By Senad Karaahmetovic
Sony (NYSE:SONY) slashed its operating income guidance for the full year, which sent shares of the Japanese electronics giant down almost 5% in premarket Friday.
The company sees operating income at 1.11 trillion yen, lower than the prior guidance of 1.16 trillion yen, and below the average analyst estimate of 1.2 trillion yen. Sony also sees net income of 800 billion yen, lower than the prior forecast of 830 billion yen, and the estimate of 880.12 billion yen.
Full-year revenue is now seen at 11.5 trillion yen, higher than the 11.4 trillion yen, and also higher than the 11.18 trillion yen consensus.
For its fiscal first quarter, Sony reported an operating income of 306.96 billion yen to top the estimate of 286.73 billion yen. Net sales were lower than expected as they came in at 2.31 trillion yen, below the average analyst estimate of 2.47 trillion yen.
A Citi analyst said FQ1 results were “negative” due to the weakness in the gaming market.

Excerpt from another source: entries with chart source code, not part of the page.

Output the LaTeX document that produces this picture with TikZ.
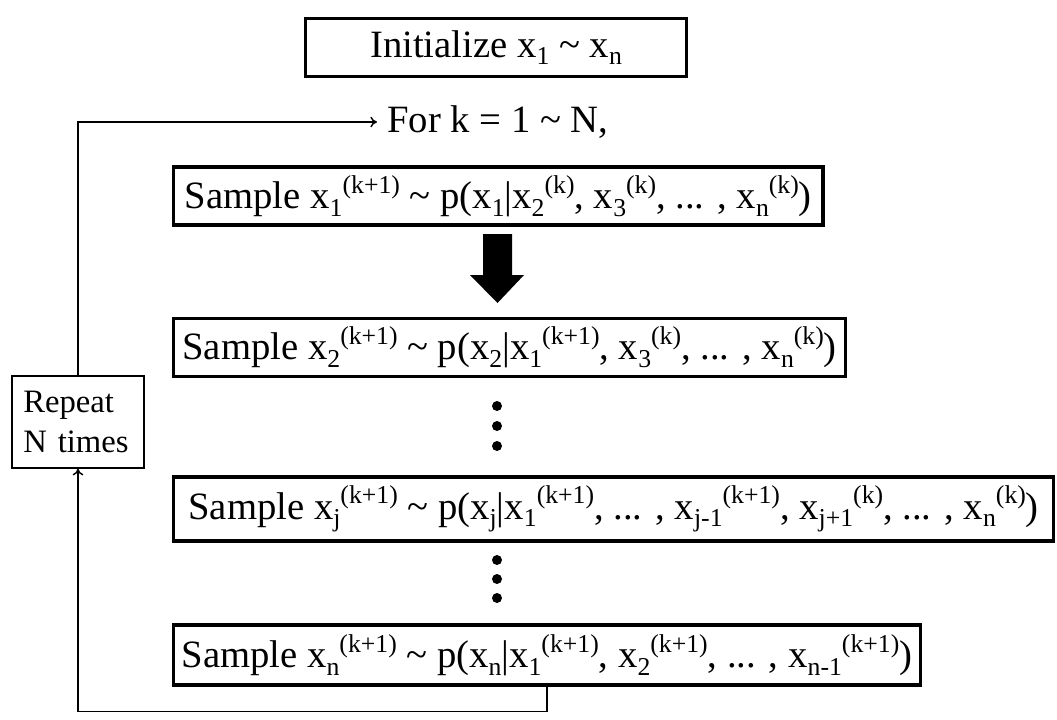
\documentclass[tikz,border=0pt]{standalone}
\usepackage{fontspec}
\setmainfont{Liberation Serif}
\usepackage{tikz}
\usetikzlibrary{arrows.meta,calc,positioning}

\newcommand{\lo}[1]{\raisebox{-0.2em}{\fontsize{19.3}{19}\selectfont #1}}
\newcommand{\hi}[1]{\raisebox{0.4em}{\fontsize{19.3}{19}\selectfont #1}}
\newcommand{\xsub}[1]{x\lo{#1}}
\newcommand{\xsup}[2]{x\lo{#1}\hi{(#2)}}
\newcommand{\tld}{\textasciitilde{}}

\begin{document}
\begin{tikzpicture}[
  x=0.75pt, y=-0.75pt,
  font=\fontsize{29}{34}\selectfont,
  samplebox/.style={draw, line width=2.4pt, anchor=west, inner xsep=4pt, inner ysep=2pt},
  loopbox/.style={draw, line width=1.1pt, align=left, text width=82pt, inner xsep=8pt,
    minimum width=99pt, minimum height=69pt, font=\fontsize{24.5}{30}\selectfont},
  arr/.style={-{To[length=5pt,width=8pt]}, line width=1.1pt},
  dot/.style={circle, fill, inner sep=0pt, minimum size=7.5pt}
]
\useasboundingbox (0,0) rectangle (1057,719);
\node[samplebox, anchor=center, minimum width=286pt, minimum height=44pt] (init) at (496,47.5) {Initialize \xsub{1} \tld\ \xsub{n}};
\node[anchor=west, inner xsep=7.5pt, inner ysep=0pt] (for) at (377,122) {For k = 1 \tld\ N,};
\node[samplebox, minimum width=487pt, minimum height=43.5pt] (s1) at (172,196) {Sample \xsup{1}{k+1} \tld\ p(\xsub{1}|\xsup{2}{k}, \xsup{3}{k}, ... , \xsup{n}{k})};
\node[samplebox, minimum width=504pt, minimum height=44pt] (s2) at (172,347.5) {Sample \xsup{2}{k+1} \tld\ p(\xsub{2}|\xsup{1}{k+1}, \xsup{3}{k}, ... , \xsup{n}{k})};
\node[samplebox, minimum width=660pt, minimum height=48pt] (sj) at (172,509) {Sample \xsup{j}{k+1} \tld\ p(\xsub{j}|\xsup{1}{k+1}, ... , \xsup{j-1}{k+1}, \xsup{j+1}{k}, ... , \xsup{n}{k})};
\node[samplebox, minimum width=560pt, minimum height=45pt] (sn) at (172,655) {Sample \xsup{n}{k+1} \tld\ p(\xsub{n}|\xsup{1}{k+1}, \xsup{2}{k+1}, ... , \xsup{n-1}{k+1})};
\node[loopbox] (repeat) at (78,422) {Repeat\\N times};

% big arrow between the first two steps
\fill (483,234) -- (512,234) -- (512,275) -- (524,275) -- (497.5,303) -- (470,275) -- (483,275) -- cycle;

% dots
\foreach \y in {406,426,446,560,579,598}
  \node[dot] at (497,\y) {};

% loop
\draw[arr] (repeat.north) |- (for.west);
\draw[arr] (sn.south) -- ++(0,25) -| (repeat.south);
\end{tikzpicture}
\end{document}
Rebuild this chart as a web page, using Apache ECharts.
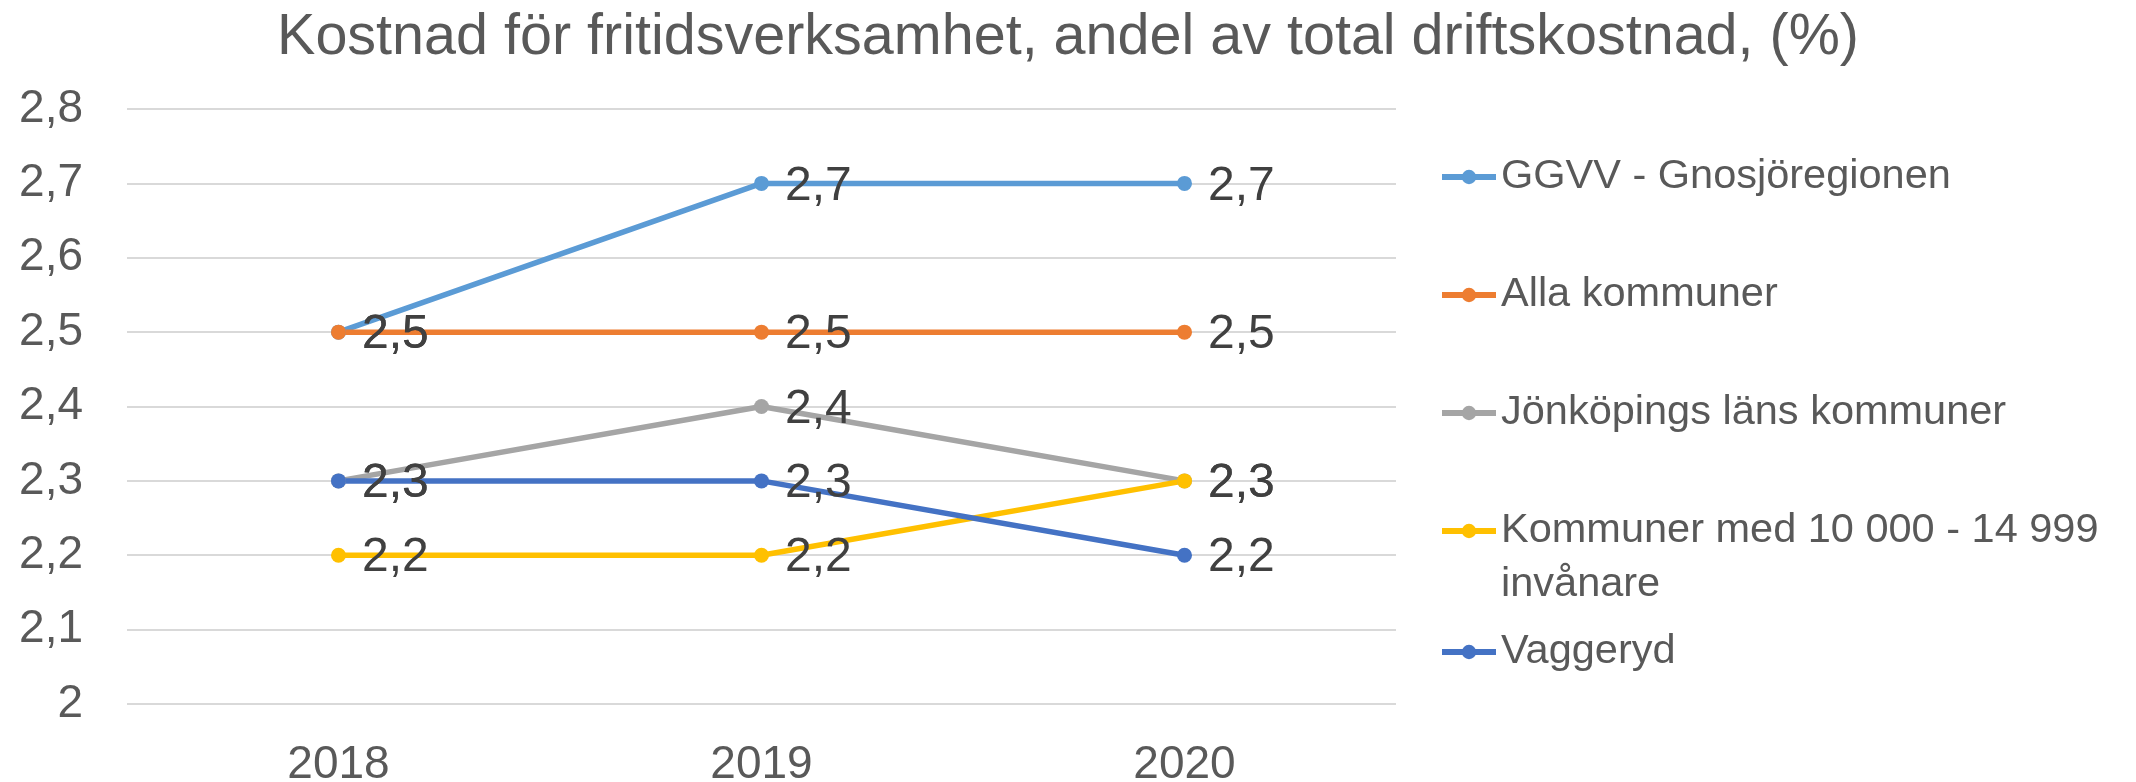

“Sony revised down for the full-year due mainly to games, and this is unlikely to eliminate a negative impression on the part of the market. However, management explained carefully that games and semiconductors are expected to recover from Q2, which could minimize the negative impression,” the analyst wrote in a client note.
An Oppenheimer analyst took note of improving supply issues for PlayStation. Overall, the macro challenges overshadowed FX benefits for Sony, the analyst added.